When the paper was released in mid-July it triggered a storm of coverage critical of the Affordable Care Act, with headlines such as “Obamacare: A Pathway From Work to Welfare?”

But in an interview, Garthwaite says it’s possibly but not necessarily a bad thing if lots of low-income workers quit their jobs because they no longer need them for health insurance. He said that to describe Obamacare as a “job killer” is “tragically wrong.” Here’s his logic:

• Jobs are “killed” only when there’s a reduction in the demand for workers. In this case, it’s a reduction in the supply of workers that’s the issue.

• If low-income workers have a new option to leave their jobs and choose to do so, then clearly they themselves are better off than before. (Maybe it’s tough for them to work because they’re in poor health, or need to be at home to take care of family.)
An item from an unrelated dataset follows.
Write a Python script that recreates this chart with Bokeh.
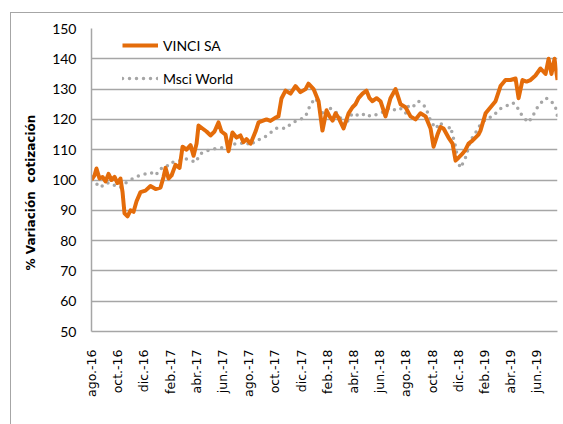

• Whether society as a whole is worse off when workers drop out “is complicated” and depends in part on the condition of the labor market.

• In today’s high unemployment, there are plenty of other people available to fill the jobs vacated because of Obamacare.

• When labor markets get tight again, having people voluntarily leave the workforce could present more of a problem. But that could be solved by a slight rise in wages, which would bring some back into the labor force.

• Some people who are locked into jobs today to get insurance might be able to start their own businesses and actually contribute more to the economy.

Concludes Garthwaite: “We’re really taking the shackles off a lot of people in that they can make the choice of employment that’s best for them.”